Work required: Where a line of the material contains the string "with", copy that line.

::: Provided material :::

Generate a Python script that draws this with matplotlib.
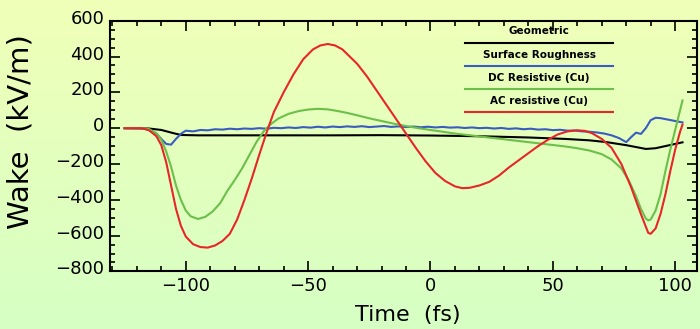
import numpy as np
import matplotlib
matplotlib.use("Agg")
import matplotlib.pyplot as plt
from matplotlib.ticker import MultipleLocator
import matplotlib.transforms as mtransforms

plt.rcParams['font.family'] = 'DejaVu Sans'

# Geometric wake
t_geo = [-125, -115, -110, -105, -102, -95, -80, -60, -40, -20, 0, 20, 40, 55,
         65, 72, 80, 85, 88, 92, 96, 100, 103]
w_geo = [0, -2, -10, -28, -38, -40, -40, -40, -40, -39, -41, -45, -52, -60,
         -68, -78, -95, -108, -116, -112, -100, -88, -79]

# Surface roughness wake
t_sr = [-125, -118, -115, -112, -110, -108, -106, -104, -102, -100, -97, -94,
        -91, -88, -85, -82, -79, -76, -73, -70, -67, -64, -61, -58, -55, -52,
        -49, -46, -43, -40, -37, -34, -31, -28, -25, -22, -19, -16, -13, -10,
        -7, -4, -1, 2, 5, 8, 11, 14, 17, 20, 23, 26, 29, 32, 35, 38, 41, 44,
        47, 50, 53, 56, 59, 62, 65, 68, 71, 74, 77, 80, 82, 84, 86, 88, 90,
        92, 94, 97, 100, 103]
w_sr = [0, 0, -8, -30, -60, -88, -92, -60, -32, -14, -18, -10,
        -12, -6, -8, -3, -6, -2, -4, 0, -3, 2, 0, 4, 1, 6,
        3, 8, 4, 9, 6, 10, 7, 11, 6, 9, 12, 7, 10, 6,
        9, 5, 8, 4, 7, 3, 5, 1, 4, 0, 2, -2, 1, -4, -1, -6, -3, -8,
        -6, -11, -9, -14, -13, -18, -20, -24, -30, -40, -55, -78, -50, -25, -32, 0, 45,
        58, 56, 48, 40, 32]

# DC resistive wake
t_dc = [-125, -118, -115, -112, -110, -108, -106, -104, -102, -100, -98, -95,
        -92, -89, -86, -83, -80, -77, -74, -71, -68, -65, -62, -58, -54, -50,
        -46, -42, -38, -34, -30, -25, -20, -15, -10, -5, 0, 5, 10, 15, 20, 25,
        30, 35, 40, 45, 50, 55, 60, 65, 70, 74, 78, 81, 84, 86, 88, 89, 90,
        92, 94, 96, 98, 100, 102, 103]
w_dc = [0, 0, -5, -28, -65, -130, -215, -320, -400, -460, -492, -507,
        -495, -465, -420, -350, -290, -225, -150, -75, -15, 25, 55, 80, 95, 104,
        108, 105, 96, 85, 72, 55, 40, 25, 12, 0, -10, -20, -30, -38, -46, -54,
        -62, -70, -78, -86, -94, -102, -112, -125, -145, -175, -225, -290, -380, -450, -505, -515, -510,
        -460, -370, -240, -120, -10, 100, 155]

# AC resistive wake
t_ac = [-125, -118, -115, -112, -110, -108, -106, -104, -102, -100, -97, -94,
        -91, -88, -85, -82, -79, -76, -73, -70, -67, -64, -60, -56, -52, -48,
        -45, -42, -39, -36, -33, -30, -26, -22, -18, -14, -10, -6, -2, 2, 6,
        10, 13, 16, 20, 24, 28, 32, 36, 40, 44, 48, 52, 56, 60, 63, 66, 70,
        74, 78, 82, 86, 89, 90, 92, 94, 96, 98, 100, 102, 103]
w_ac = [0, 0, -12, -45, -95, -190, -320, -450, -545, -605, -648, -664,
        -667, -655, -630, -590, -510, -400, -280, -150, -25, 90, 200, 300, 385, 440,
        462, 470, 462, 440, 400, 360, 290, 210, 130, 50, -30, -110, -185, -250, -295,
        -325, -335, -333, -320, -300, -265, -220, -180, -140, -100, -65, -35, -18, -12, -15, -28, -60,
        -110, -200, -330, -480, -585, -590, -560, -480, -370, -240, -120, -20, 20]

labels = ["Geometric", "Surface Roughness", "DC Resistive (Cu)", "AC resistive (Cu)"]
colors = ["black", "#3a5cc0", "#6cbf4a", "#e8262a"]

fig = plt.figure(figsize=(7.0, 3.29), dpi=100)

# background gradient (yellow top -> green bottom)
bg = fig.add_axes([0, 0, 1, 1], zorder=-10)
top = np.array([240, 255, 184]) / 255.0
bot = np.array([214, 255, 196]) / 255.0
g = np.linspace(0, 1, 256)[:, None]
grad = top[None, :] * (1 - g) + bot[None, :] * g
bg.imshow(grad[:, None, :], aspect='auto', extent=[0, 1, 0, 1])
bg.axis('off')

ax = fig.add_axes([0.157, 0.175, 0.839, 0.762])
ax.patch.set_alpha(0)

series = [(t_geo, w_geo), (t_sr, w_sr), (t_dc, w_dc), (t_ac, w_ac)]
for (t, w), c in zip(series, colors):
    ax.plot(t, w, color=c, lw=1.5)

ax.set_xlim(-131, 109)
ax.set_ylim(-800, 600)
ax.xaxis.set_major_locator(MultipleLocator(50))
ax.xaxis.set_minor_locator(MultipleLocator(10))
ax.yaxis.set_major_locator(MultipleLocator(200))
ax.yaxis.set_minor_locator(MultipleLocator(50))
ax.tick_params(which='both', direction='in', top=True, right=True, labelsize=13,
               width=1.2)
ax.tick_params(which='major', length=7, pad=4)
ax.tick_params(which='minor', length=3.5)
for s in ax.spines.values():
    s.set_linewidth(1.5)

# y tick labels sit a little above their ticks in the original
shift = mtransforms.ScaledTranslation(0, 0.04, fig.dpi_scale_trans)
for lab in ax.get_yticklabels():
    lab.set_transform(lab.get_transform() + shift)

ax.set_xlabel("Time  (fs)", fontsize=16, va='top')
ax.xaxis.set_label_coords(0.508, -0.132)
ax.set_ylabel("Wake  (kV/m)", fontsize=21, va='center')
ax.yaxis.set_label_coords(-0.152, 0.556)

# legend: label text with a line below it
x0, x1 = 0.605, 0.857
text_y = [0.959, 0.863, 0.771, 0.680]
line_y = [0.911, 0.819, 0.728, 0.636]
for lab, c, ty, ly in zip(labels, colors, text_y, line_y):
    ax.text((x0 + x1) / 2, ty, lab, transform=ax.transAxes, ha='center',
            va='center', fontsize=7.5, fontweight='bold')
    ax.plot([x0, x1], [ly, ly], transform=ax.transAxes, color=c, lw=1.5)

fig.savefig("out.png", dpi=100)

:::

Final result:
Generate a Python script that draws this with matplotlib.
# legend: label text with a line below it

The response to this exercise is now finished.